Ukraine: The cost to rebuild Ukraine post-war is projected at US$487bn, according to a report commissioned by the United States Agency for International Development. The report states that to support the reconstruction, Ukraine must produce 15-16Mt/yr of cement for three years, a significant increase from current capacities. Protectionist measures in place since 2019 have restricted cement imports and a decline in production and a shrinking market could lead to an increase in construction costs, according to the Kyiv Independent.

Amid these projections, CRH, which operates three plants in Ukraine, announced in summer 2023 that it aims to purchase two more from Buzzi's subsidiary Dyckerhoff. This deal is valued at €100m, with the company stressing the importance of its investments in Ukrainian cement plants to boost the country’s domestic production to 15Mt/yr, according to Forbes Ukraine.

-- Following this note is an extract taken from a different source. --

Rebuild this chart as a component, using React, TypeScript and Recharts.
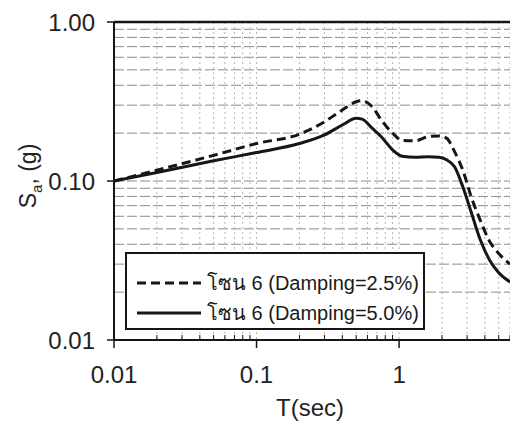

The deal is reportedly under scrutiny by Ukraine's Anti-Monopoly Committee due to market concentration concerns, which could drive up cement prices and overall reconstruction costs.

Serhiy Pylypenko, CEO of the Ukrainian building supplies firm Kovalska, Ukraine’s largest cement user, said “We need more players and to diversify the market instead of making it more compact because the competition is very weak. Market concentration allows uncontrolled pricing and the cost of construction and the cost of recovery to skyrocket."